ダブリンで旧正月 Chinese New Year を祝う
今年は2月1日が太陰暦(旧暦)の旧正月にあたるそうで、先週、今週は春節 Spring Festival を祝うイベントがたくさんあった。
ダブリンの老舗アジア系スーパー Asia Market のある通りは赤いランタンで飾られ、店内もお祝いムードたっぷり。
アイルランドのテイクアウトのお店といえば、たいていチャイニーズ、インドカレー、そしてフィッシュ&チップスと決まっている。数限りなくある中華系レストランや食料店の多くは、もともと香港系の移民が作ったそうだ。その後、1990年代後半に中国本土から英語を学びにアイルランドに来る学生が激増した。私が2002年に通ったダブリンの英語の語学学校にも中国人がたくさんいて、英語メニューが充実していないチャイニーズレストランでいっしょに餃子を食べたりしたものだ。
スーパーの前では餃子の試食も行われていた。私は海老餃子と鴨肉の餃子を食べてみた。アツアツで好吃(ハオチ―)。
語学学校で出会ったようなハングリー精神に満ちた若い中国人の何割かがこちらで仕事を見つけたり結婚したりして、アイルランドに永住。今やその子どもたちがアイルランド人として育っている。一番最近(2016年)の国勢調査 Census では、アイルランドに住む約2万人が中国本土で生まれた中国人かその子孫だった。これは人口の0.4%にあたる。これに加えてもちろん中国本土以外からの中国系移民もいる。
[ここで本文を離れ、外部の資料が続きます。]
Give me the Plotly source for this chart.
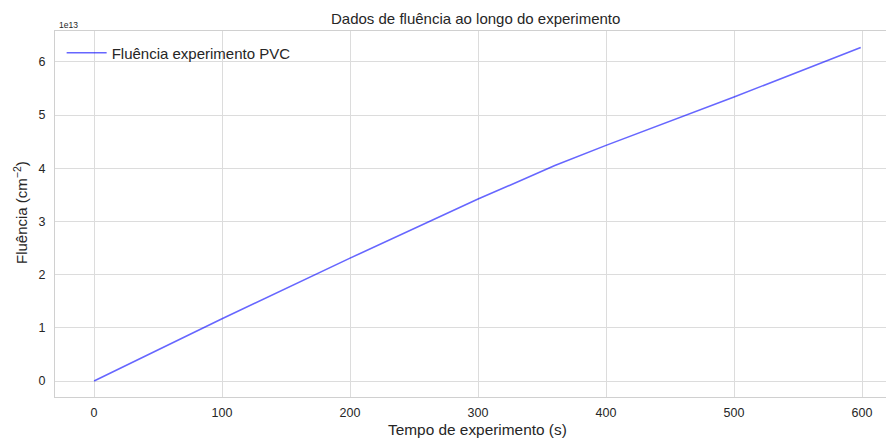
import plotly.graph_objects as go

tempo = [0, 100, 200, 300, 360, 400, 500, 599]
fluencia = [0.0, 1.17e13, 2.31e13, 3.42e13, 4.05e13, 4.43e13, 5.34e13, 6.27e13]
x_ticks = [0, 100, 200, 300, 400, 500, 600]
y_ticks = [0, 1e13, 2e13, 3e13, 4e13, 5e13, 6e13]
y_ticklabels = ["0", "1", "2", "3", "4", "5", "6"]

W, H = 886, 439
L, R, T, B = 55, 0, 31, 42

fig = go.Figure()
fig.add_trace(go.Scatter(
    x=tempo, y=fluencia, mode="lines",
    line=dict(color="rgba(0,0,255,0.6)", width=1.6),
    name="Fluência experimento PVC",
))

font = "Liberation Sans, Arial, Helvetica, sans-serif"
fig.update_layout(
    width=W, height=H,
    margin=dict(l=L, r=R, t=T, b=B, autoexpand=False),
    paper_bgcolor="white", plot_bgcolor="white",
    font=dict(family=font, color="#262626", size=12),
    showlegend=True,
    legend=dict(x=0.008, y=0.985, xanchor="left", yanchor="top",
                bgcolor="rgba(0,0,0,0)", font=dict(size=15, color="#262626"),
                itemwidth=40),
    xaxis=dict(range=[-30.5, 618.75], tickvals=x_ticks, automargin=False,
               showgrid=True, gridcolor="#dcdcdc", gridwidth=1,
               zeroline=False, showline=True, linecolor="#d0d0d0", mirror=True,
               ticks="", ticklabelstandoff=4, tickfont=dict(size=12.5)),
    yaxis=dict(range=[-0.3e13, 6.58e13], tickvals=y_ticks, ticktext=y_ticklabels,
               automargin=False,
               showgrid=True, gridcolor="#dcdcdc", gridwidth=1,
               zeroline=False, showline=True, linecolor="#d0d0d0", mirror=True,
               ticks="", ticklabelstandoff=6, tickfont=dict(size=12.5)),
)

pw = W - L - R
def px_to_paper_x(px):
    return (px - L) / pw
ph = H - T - B
def px_to_paper_y(py):
    return (H - B - py) / ph

fig.add_annotation(text="Dados de fluência ao longo do experimento",
                   x=px_to_paper_x(476), y=px_to_paper_y(18), xref="paper", yref="paper",
                   showarrow=False, font=dict(size=15, color="#262626"),
                   xanchor="center", yanchor="middle")
fig.add_annotation(text="Tempo de experimento (s)",
                   x=px_to_paper_x(477.5), y=px_to_paper_y(429), xref="paper", yref="paper",
                   showarrow=False, font=dict(size=15.4, color="#262626"),
                   xanchor="center", yanchor="middle")
fig.add_annotation(text="Fluência (cm<sup>−2</sup>)",
                   x=px_to_paper_x(20), y=px_to_paper_y(213), xref="paper", yref="paper",
                   showarrow=False, font=dict(size=15, color="#262626"), textangle=-90,
                   xanchor="center", yanchor="middle")
fig.add_annotation(text="1e13",
                   x=px_to_paper_x(57), y=px_to_paper_y(25), xref="paper", yref="paper",
                   showarrow=False, font=dict(size=8.5, color="#262626"),
                   xanchor="left", yanchor="middle")

fig.write_html("out.html", config={"displayModeBar": False},
               post_script="document.body.style.margin='0';document.body.style.overflow='hidden';")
ダブリンでの春節の獅子舞の様子を取り上げたテレビニュースでは、祭りに訪れた中国系の子どもたちが Happy New Year を中国語で言ってみせたり、どんなふうに旧正月を過ごすのかを話したりしていた。
住む人の多様性 diversity を祝うべく、アイルランドではいろいろな国の文化を紹介するイベントが行われるが、この旧正月 Chinese New Year(Lunar New Year)も毎年ダブリン市議会が中心となって盛り上げている。オンラインも含めた今年のラインナップを見ると、料理のデモンストレーションや、ダブリンの人気観光地の中国語でのガイドツアー、といった定番のイベントに加え、韓国映画の上映や、こちらでも大人気の K-Pop ダンスを踊ってみよう、なんていうのもある。
普段は考えたこともなかったが、中国や香港、台湾だけではなく、韓国やベトナム、マレーシアなどのアジア諸国でも旧正月を祝う伝統があるんですね。日本では明治維新後の1872年(明治5年)11月9日に太陰暦(天保暦)が廃止されたそうだ。西暦に変わり、新暦の1月1日を正月、太陰暦の正月を「旧正月」と呼ぶようになった。
年の終わりも近い11月に暦が変わり、お正月が何週間も早くなってしまって、混乱は起きなかったのだろうか。それとも、元号が変わるのと同じように受け止めてさっさと切り替え、以来、旧正月は海外のお祝いのようにとらえてきたのかもしれない。
アジアから来た私が、アジアの文化をダブリンで外国の文化のように体験できるのは面白い。
Asia Market のすぐ近くのダック DUCK という焼鴨の専門店でランチ。今回は食べやすさを重んじて骨なしの焼鴨とライスを注文したが(骨なしは1ユーロ増で8ユーロ95セント)、やはり骨付きの方がおいしい。
DUCK はサウスジョージストリート・アーケードビル South Georges Street Arcade Building の一角にある。19世紀のビクトリアン様式のこの建物は以前は倉庫として使われ、その後ソーセージ工場を経て現在の屋内市場になった。